-- Start Records --

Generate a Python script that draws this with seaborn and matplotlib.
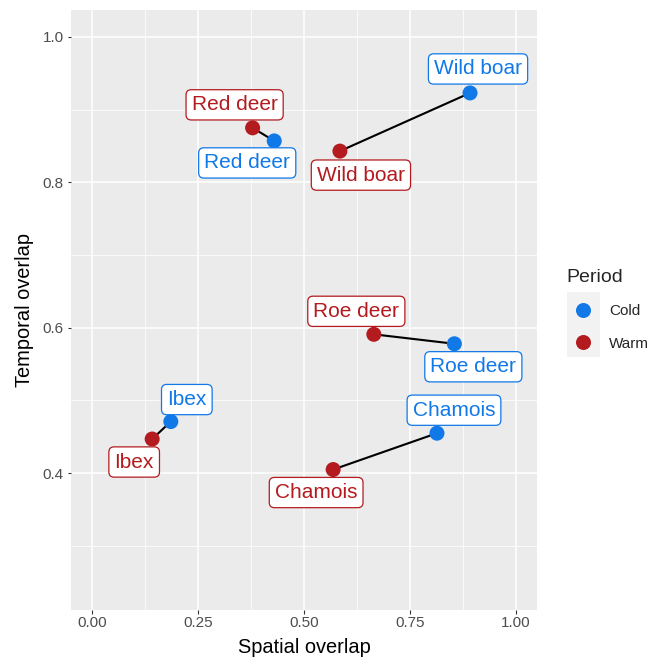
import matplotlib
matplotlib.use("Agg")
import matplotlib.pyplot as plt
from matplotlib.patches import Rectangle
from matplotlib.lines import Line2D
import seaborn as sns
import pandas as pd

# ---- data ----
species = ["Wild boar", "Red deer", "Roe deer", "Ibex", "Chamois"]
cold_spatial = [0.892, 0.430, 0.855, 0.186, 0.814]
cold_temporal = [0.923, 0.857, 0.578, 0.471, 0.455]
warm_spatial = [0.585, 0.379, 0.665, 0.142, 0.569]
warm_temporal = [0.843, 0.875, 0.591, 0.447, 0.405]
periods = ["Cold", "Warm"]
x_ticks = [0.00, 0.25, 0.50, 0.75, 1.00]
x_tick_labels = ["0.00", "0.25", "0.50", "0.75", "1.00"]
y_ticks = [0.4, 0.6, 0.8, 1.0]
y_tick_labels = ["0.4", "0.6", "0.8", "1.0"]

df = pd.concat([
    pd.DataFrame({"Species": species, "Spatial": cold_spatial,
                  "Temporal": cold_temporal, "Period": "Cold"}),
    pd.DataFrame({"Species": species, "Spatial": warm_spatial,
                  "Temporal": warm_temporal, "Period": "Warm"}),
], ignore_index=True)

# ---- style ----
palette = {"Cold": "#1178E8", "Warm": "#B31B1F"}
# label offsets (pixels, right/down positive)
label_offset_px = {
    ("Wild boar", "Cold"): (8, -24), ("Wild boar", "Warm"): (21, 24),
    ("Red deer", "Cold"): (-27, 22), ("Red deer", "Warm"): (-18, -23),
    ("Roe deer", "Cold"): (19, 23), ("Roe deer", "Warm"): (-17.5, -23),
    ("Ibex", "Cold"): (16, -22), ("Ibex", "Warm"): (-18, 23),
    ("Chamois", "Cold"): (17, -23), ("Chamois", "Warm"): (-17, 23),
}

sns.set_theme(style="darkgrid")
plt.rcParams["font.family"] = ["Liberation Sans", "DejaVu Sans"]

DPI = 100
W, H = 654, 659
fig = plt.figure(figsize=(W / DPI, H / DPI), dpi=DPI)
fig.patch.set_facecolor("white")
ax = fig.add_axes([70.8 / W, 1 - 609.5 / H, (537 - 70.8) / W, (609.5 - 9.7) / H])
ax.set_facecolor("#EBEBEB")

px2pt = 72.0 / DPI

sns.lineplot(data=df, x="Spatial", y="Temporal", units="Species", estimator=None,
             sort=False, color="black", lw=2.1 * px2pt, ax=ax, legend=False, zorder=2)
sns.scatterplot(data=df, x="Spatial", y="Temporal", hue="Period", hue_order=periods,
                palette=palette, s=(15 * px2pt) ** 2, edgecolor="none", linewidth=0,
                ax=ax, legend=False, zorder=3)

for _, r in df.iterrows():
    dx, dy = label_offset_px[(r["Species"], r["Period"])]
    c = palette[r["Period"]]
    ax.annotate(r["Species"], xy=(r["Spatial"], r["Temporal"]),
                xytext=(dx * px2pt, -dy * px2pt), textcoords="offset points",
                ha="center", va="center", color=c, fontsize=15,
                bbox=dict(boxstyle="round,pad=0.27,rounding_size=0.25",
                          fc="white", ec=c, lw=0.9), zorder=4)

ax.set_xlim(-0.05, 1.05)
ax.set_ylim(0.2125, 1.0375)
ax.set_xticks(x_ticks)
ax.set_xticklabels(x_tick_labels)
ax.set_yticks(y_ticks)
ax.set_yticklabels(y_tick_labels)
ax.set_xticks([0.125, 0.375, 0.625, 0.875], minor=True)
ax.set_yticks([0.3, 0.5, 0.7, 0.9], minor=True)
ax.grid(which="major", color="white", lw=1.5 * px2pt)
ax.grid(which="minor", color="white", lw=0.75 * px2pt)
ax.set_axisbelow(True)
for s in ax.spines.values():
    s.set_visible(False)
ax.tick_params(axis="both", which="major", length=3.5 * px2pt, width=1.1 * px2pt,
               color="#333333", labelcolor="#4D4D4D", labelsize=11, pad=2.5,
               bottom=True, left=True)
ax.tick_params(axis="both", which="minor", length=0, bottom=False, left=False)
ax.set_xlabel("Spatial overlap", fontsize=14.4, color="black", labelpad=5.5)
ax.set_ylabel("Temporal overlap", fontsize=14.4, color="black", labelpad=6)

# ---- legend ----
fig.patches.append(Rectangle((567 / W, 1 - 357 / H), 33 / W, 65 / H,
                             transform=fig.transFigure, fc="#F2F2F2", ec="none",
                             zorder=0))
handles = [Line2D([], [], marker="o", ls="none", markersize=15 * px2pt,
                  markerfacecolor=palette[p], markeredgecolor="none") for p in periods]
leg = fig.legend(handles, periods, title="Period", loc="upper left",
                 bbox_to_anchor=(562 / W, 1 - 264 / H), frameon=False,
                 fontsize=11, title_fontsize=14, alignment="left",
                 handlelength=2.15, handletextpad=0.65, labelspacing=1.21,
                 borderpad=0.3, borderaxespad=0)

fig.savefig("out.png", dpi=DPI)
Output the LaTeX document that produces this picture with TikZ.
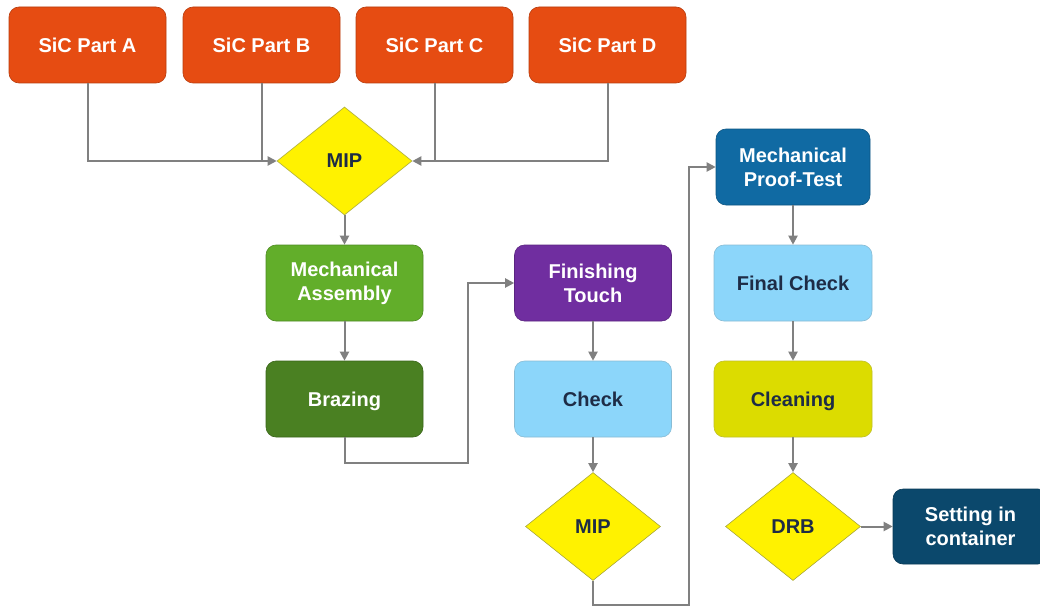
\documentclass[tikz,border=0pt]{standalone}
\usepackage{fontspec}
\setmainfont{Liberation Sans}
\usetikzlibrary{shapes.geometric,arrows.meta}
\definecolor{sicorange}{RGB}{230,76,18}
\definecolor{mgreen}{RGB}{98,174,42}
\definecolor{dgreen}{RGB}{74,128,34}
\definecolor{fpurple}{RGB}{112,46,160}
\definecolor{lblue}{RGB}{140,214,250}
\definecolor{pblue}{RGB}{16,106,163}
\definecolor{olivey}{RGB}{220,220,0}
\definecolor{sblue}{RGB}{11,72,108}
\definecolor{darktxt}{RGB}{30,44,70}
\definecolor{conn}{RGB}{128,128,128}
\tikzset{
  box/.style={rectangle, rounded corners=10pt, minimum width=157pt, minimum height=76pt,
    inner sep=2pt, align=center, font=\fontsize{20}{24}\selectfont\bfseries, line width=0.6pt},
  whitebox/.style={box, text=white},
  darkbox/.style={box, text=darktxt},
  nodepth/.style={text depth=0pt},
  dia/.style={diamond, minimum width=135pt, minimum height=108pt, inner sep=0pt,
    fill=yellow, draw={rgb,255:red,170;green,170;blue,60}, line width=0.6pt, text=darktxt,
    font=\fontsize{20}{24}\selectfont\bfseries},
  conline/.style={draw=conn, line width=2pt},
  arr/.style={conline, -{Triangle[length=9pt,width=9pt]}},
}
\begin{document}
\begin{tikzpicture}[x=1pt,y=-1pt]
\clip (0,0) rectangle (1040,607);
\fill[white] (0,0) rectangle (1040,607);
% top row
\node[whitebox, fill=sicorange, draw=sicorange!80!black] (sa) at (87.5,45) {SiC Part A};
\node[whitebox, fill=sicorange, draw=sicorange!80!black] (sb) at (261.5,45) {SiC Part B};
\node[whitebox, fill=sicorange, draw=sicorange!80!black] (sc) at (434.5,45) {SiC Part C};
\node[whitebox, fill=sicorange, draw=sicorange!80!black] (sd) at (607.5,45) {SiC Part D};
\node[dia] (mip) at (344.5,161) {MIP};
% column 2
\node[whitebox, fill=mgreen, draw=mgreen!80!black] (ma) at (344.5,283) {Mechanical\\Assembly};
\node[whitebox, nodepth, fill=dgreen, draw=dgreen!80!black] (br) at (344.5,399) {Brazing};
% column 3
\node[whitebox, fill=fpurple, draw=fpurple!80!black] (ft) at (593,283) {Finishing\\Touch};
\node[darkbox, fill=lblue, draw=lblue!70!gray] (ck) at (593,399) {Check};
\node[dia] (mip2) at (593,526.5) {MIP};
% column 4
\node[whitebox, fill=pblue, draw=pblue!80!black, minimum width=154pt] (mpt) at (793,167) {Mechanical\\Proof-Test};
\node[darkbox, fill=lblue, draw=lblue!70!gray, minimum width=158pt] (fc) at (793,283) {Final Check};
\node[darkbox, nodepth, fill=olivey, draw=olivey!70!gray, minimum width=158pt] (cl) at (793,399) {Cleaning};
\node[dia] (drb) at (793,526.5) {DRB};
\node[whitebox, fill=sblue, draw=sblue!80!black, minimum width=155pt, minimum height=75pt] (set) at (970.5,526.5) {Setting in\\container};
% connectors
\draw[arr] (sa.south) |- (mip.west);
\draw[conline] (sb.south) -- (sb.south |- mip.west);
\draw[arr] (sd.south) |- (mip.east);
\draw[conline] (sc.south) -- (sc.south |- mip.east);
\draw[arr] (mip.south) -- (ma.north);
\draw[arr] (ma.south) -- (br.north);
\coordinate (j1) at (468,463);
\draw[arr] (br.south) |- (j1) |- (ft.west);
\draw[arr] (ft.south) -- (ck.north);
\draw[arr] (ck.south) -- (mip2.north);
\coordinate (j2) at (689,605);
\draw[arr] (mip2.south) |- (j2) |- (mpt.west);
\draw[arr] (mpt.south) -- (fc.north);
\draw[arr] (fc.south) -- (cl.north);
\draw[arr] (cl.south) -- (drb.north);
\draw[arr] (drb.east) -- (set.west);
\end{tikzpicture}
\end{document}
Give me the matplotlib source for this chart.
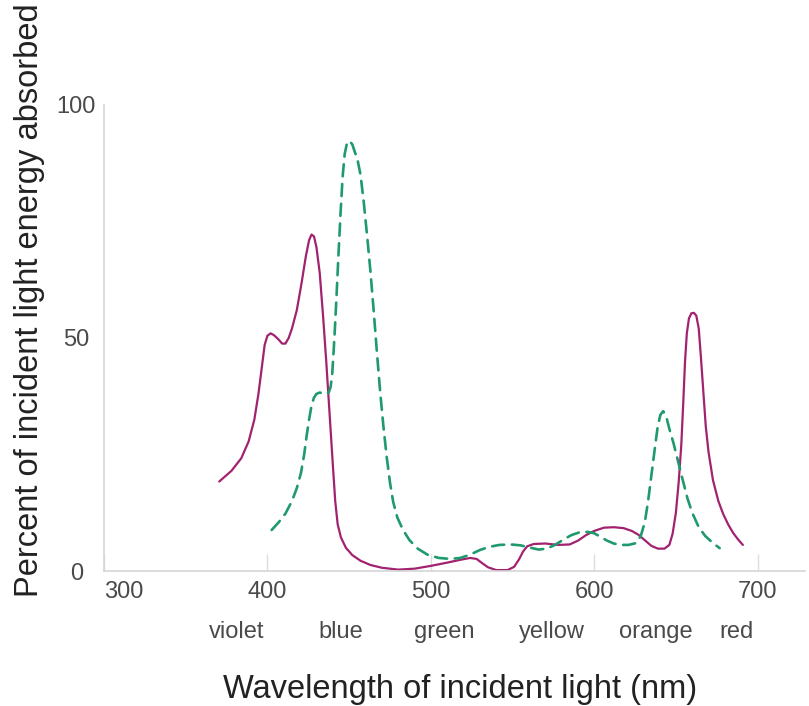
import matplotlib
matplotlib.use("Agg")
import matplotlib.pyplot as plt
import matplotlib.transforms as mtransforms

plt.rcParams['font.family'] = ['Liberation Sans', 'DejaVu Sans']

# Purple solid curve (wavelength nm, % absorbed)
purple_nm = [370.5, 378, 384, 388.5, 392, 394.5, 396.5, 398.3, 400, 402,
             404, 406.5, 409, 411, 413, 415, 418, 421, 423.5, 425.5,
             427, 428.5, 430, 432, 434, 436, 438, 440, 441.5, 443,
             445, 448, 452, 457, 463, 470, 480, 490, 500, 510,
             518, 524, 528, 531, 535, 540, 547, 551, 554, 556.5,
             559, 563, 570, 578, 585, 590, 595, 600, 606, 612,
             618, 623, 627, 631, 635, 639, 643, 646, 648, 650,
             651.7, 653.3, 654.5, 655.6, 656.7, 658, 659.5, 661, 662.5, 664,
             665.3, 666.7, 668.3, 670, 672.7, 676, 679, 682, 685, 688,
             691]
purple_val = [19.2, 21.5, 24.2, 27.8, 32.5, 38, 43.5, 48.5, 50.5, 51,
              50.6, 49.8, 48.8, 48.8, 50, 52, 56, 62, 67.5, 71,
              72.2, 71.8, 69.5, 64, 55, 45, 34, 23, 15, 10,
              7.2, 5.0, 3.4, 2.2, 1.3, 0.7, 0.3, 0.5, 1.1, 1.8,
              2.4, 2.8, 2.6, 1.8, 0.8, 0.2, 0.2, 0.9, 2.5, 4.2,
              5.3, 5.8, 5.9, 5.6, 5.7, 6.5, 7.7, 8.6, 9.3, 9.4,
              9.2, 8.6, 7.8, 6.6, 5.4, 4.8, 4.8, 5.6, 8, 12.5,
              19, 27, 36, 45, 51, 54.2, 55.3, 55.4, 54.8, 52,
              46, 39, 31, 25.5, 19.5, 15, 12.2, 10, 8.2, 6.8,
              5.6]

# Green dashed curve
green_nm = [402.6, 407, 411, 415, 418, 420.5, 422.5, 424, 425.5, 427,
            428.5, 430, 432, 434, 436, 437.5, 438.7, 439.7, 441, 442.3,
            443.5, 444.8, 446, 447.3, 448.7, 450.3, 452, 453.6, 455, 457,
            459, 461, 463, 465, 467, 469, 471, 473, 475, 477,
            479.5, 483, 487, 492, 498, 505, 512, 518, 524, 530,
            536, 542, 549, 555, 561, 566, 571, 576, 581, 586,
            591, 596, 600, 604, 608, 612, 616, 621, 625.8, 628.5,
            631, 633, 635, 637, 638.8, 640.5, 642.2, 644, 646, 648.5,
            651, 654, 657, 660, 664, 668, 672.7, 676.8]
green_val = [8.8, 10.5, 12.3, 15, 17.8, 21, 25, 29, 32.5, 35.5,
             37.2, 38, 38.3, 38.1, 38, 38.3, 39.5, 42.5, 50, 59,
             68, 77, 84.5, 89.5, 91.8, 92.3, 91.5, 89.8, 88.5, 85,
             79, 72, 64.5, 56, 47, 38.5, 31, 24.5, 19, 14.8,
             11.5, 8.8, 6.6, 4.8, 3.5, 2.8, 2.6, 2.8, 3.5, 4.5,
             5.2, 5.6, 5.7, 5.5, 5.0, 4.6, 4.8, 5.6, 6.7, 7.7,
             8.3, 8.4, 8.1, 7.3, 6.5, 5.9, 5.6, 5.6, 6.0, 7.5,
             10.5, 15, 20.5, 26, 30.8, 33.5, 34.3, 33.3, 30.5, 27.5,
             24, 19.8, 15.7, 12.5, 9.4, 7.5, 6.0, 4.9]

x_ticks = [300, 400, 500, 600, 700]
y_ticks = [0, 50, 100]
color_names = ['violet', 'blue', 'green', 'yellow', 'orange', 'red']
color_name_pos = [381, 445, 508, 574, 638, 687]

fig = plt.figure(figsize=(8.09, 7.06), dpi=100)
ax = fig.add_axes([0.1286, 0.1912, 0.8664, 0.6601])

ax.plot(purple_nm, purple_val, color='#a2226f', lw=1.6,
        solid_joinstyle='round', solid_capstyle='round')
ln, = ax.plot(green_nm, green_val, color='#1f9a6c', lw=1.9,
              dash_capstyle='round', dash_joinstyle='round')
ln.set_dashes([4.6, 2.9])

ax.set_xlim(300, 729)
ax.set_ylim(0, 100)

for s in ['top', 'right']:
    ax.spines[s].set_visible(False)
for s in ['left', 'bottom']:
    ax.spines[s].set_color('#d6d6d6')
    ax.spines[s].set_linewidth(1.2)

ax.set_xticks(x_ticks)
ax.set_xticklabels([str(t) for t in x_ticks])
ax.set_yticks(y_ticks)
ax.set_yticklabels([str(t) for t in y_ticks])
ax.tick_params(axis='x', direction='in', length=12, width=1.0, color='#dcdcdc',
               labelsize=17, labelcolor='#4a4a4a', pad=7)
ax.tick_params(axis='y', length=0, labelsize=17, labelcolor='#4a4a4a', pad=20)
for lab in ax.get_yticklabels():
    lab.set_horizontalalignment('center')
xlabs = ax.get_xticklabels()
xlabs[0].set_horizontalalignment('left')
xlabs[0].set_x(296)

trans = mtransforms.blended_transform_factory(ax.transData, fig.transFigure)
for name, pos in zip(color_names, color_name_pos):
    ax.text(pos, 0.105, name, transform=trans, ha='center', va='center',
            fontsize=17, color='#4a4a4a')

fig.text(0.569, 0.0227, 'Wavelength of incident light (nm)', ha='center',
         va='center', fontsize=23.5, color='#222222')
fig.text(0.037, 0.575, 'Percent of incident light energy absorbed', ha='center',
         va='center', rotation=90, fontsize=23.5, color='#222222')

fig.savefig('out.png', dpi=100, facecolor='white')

-- End Records --

> [The problem] Repeat the lines exactly as they stand, from the opening line of the data through the line with "import pandas as pd". Pictures stay out of the copy.

> [Task result]
Generate a Python script that draws this with seaborn and matplotlib.
import matplotlib
matplotlib.use("Agg")
import matplotlib.pyplot as plt
from matplotlib.patches import Rectangle
from matplotlib.lines import Line2D
import seaborn as sns
import pandas as pd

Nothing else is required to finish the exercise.